**The task:** Only the span from the line containing "What Plotly code" down to the line containing "return (H - B - y) / ph" is to be printed, exactly and inclusively, with pictures omitted.

**Working data:**
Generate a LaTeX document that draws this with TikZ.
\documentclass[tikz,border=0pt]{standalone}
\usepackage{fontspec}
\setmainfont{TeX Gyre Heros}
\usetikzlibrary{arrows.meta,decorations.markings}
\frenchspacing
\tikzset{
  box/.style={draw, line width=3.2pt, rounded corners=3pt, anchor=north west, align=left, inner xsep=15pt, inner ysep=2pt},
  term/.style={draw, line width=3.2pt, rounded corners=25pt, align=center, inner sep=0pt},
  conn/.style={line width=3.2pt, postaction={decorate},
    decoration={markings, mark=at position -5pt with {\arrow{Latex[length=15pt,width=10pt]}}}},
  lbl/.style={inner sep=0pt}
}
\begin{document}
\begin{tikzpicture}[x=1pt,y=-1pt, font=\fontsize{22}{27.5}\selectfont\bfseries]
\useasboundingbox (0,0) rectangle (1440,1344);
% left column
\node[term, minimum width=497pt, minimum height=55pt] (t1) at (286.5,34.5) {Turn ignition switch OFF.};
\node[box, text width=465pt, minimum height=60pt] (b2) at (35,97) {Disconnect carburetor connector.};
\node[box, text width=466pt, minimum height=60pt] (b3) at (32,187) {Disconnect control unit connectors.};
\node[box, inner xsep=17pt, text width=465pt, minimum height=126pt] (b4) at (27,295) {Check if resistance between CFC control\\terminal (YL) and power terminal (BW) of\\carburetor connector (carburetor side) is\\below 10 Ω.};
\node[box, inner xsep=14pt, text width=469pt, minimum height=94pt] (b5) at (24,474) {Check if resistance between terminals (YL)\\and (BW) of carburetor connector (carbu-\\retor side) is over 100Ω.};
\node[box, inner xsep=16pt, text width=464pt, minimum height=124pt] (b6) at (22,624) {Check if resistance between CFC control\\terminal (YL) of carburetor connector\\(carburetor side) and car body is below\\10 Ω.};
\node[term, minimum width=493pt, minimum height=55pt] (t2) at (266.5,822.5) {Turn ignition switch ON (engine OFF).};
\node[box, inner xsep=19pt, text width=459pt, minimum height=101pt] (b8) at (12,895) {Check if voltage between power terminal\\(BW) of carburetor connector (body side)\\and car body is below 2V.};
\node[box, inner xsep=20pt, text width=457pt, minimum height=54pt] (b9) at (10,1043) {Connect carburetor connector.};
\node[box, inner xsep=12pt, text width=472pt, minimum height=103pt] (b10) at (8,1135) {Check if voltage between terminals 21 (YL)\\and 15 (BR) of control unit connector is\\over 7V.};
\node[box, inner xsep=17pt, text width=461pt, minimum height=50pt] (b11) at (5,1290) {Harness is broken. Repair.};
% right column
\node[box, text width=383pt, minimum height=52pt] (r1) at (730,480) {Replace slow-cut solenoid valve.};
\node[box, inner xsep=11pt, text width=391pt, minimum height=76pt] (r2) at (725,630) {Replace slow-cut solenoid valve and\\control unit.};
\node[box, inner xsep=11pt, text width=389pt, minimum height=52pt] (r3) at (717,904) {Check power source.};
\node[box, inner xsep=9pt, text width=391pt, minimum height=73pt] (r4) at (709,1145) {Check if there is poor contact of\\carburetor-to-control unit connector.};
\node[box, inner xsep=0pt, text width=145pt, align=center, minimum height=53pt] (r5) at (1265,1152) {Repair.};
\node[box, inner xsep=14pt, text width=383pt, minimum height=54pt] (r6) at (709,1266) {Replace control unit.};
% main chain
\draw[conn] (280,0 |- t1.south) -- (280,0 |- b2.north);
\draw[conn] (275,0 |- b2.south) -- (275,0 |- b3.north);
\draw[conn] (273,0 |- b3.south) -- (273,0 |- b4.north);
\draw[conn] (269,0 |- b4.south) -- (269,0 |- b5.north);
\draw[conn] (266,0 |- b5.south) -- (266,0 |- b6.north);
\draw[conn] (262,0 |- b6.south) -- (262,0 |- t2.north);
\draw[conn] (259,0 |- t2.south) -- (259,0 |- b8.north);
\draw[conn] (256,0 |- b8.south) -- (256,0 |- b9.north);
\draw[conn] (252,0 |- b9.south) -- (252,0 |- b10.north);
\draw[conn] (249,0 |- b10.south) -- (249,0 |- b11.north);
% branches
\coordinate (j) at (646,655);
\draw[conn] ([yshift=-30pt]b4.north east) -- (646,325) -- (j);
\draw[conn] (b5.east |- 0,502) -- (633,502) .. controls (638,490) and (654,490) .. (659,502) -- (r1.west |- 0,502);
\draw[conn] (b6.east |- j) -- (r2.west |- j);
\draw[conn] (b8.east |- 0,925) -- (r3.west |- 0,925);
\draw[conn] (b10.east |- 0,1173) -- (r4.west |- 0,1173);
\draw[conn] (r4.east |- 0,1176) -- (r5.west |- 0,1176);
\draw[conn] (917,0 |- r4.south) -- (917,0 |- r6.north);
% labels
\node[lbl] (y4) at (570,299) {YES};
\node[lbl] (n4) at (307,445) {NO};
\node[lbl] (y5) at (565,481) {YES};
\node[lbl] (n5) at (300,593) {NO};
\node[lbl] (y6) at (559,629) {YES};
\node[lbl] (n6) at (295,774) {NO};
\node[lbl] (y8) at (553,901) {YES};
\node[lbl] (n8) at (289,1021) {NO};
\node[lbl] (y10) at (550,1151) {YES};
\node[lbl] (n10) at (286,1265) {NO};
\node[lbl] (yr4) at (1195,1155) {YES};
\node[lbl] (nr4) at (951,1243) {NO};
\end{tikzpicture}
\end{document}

* * *

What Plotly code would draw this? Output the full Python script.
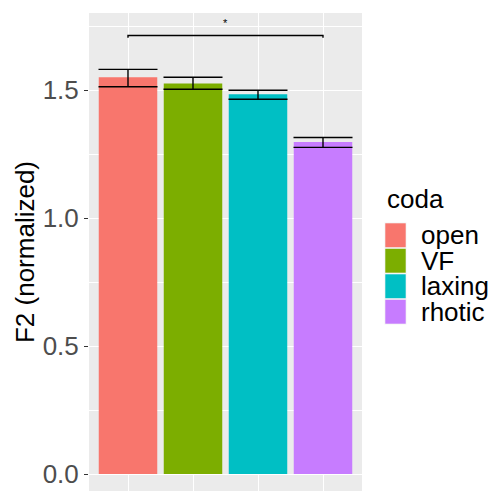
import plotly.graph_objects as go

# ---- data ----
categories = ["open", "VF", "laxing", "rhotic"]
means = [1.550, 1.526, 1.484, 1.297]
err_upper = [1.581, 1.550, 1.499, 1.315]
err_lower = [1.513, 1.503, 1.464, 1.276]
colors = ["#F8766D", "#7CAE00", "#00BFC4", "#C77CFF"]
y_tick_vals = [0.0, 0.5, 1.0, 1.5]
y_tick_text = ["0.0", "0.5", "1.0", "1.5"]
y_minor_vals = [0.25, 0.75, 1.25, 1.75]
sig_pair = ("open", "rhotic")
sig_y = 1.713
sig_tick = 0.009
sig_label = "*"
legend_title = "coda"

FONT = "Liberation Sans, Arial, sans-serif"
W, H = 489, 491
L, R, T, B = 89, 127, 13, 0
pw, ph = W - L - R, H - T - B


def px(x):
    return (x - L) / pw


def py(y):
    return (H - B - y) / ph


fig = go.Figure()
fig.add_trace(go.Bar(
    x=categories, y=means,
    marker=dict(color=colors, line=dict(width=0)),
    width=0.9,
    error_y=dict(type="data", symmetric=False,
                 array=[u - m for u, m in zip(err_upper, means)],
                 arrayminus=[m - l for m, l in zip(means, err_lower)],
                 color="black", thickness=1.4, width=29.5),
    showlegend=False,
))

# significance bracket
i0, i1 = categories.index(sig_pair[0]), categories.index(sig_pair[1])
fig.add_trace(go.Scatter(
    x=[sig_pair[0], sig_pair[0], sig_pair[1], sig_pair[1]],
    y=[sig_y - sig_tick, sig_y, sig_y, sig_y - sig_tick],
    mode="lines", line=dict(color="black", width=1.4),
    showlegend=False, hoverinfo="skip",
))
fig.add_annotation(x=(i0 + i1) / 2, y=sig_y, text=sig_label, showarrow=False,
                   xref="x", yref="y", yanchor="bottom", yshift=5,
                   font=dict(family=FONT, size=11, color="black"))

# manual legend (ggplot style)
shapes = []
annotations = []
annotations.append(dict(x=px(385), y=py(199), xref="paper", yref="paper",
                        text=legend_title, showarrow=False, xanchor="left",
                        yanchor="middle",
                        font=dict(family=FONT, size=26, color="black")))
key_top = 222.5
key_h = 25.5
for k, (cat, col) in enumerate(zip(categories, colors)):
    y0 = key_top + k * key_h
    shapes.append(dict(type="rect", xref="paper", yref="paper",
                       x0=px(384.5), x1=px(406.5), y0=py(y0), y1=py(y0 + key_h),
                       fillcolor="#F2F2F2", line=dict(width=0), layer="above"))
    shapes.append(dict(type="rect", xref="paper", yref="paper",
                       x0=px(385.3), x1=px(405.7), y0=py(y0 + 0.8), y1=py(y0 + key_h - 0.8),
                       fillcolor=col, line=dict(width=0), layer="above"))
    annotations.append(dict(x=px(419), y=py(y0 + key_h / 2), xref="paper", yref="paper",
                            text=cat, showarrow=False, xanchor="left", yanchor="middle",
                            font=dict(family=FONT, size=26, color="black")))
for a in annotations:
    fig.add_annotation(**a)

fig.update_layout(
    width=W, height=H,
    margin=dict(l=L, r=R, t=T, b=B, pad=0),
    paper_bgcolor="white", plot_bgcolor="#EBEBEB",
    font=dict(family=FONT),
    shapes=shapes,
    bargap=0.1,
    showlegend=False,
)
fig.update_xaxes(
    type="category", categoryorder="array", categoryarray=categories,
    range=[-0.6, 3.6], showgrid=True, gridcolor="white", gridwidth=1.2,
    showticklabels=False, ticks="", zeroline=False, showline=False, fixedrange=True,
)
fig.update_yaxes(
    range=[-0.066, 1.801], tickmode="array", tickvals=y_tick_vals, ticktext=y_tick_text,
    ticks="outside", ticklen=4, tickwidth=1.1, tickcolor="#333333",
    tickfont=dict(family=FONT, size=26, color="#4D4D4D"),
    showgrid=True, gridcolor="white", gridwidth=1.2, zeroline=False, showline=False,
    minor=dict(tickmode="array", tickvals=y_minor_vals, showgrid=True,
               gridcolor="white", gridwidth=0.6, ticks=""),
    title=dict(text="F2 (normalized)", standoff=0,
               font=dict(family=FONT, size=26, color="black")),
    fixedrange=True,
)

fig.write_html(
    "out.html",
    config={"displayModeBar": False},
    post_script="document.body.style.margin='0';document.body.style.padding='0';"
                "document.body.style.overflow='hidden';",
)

**Final result:**
What Plotly code would draw this? Output the full Python script.
import plotly.graph_objects as go

# ---- data ----
categories = ["open", "VF", "laxing", "rhotic"]
means = [1.550, 1.526, 1.484, 1.297]
err_upper = [1.581, 1.550, 1.499, 1.315]
err_lower = [1.513, 1.503, 1.464, 1.276]
colors = ["#F8766D", "#7CAE00", "#00BFC4", "#C77CFF"]
y_tick_vals = [0.0, 0.5, 1.0, 1.5]
y_tick_text = ["0.0", "0.5", "1.0", "1.5"]
y_minor_vals = [0.25, 0.75, 1.25, 1.75]
sig_pair = ("open", "rhotic")
sig_y = 1.713
sig_tick = 0.009
sig_label = "*"
legend_title = "coda"

FONT = "Liberation Sans, Arial, sans-serif"
W, H = 489, 491
L, R, T, B = 89, 127, 13, 0
pw, ph = W - L - R, H - T - B


def px(x):
    return (x - L) / pw


def py(y):
    return (H - B - y) / ph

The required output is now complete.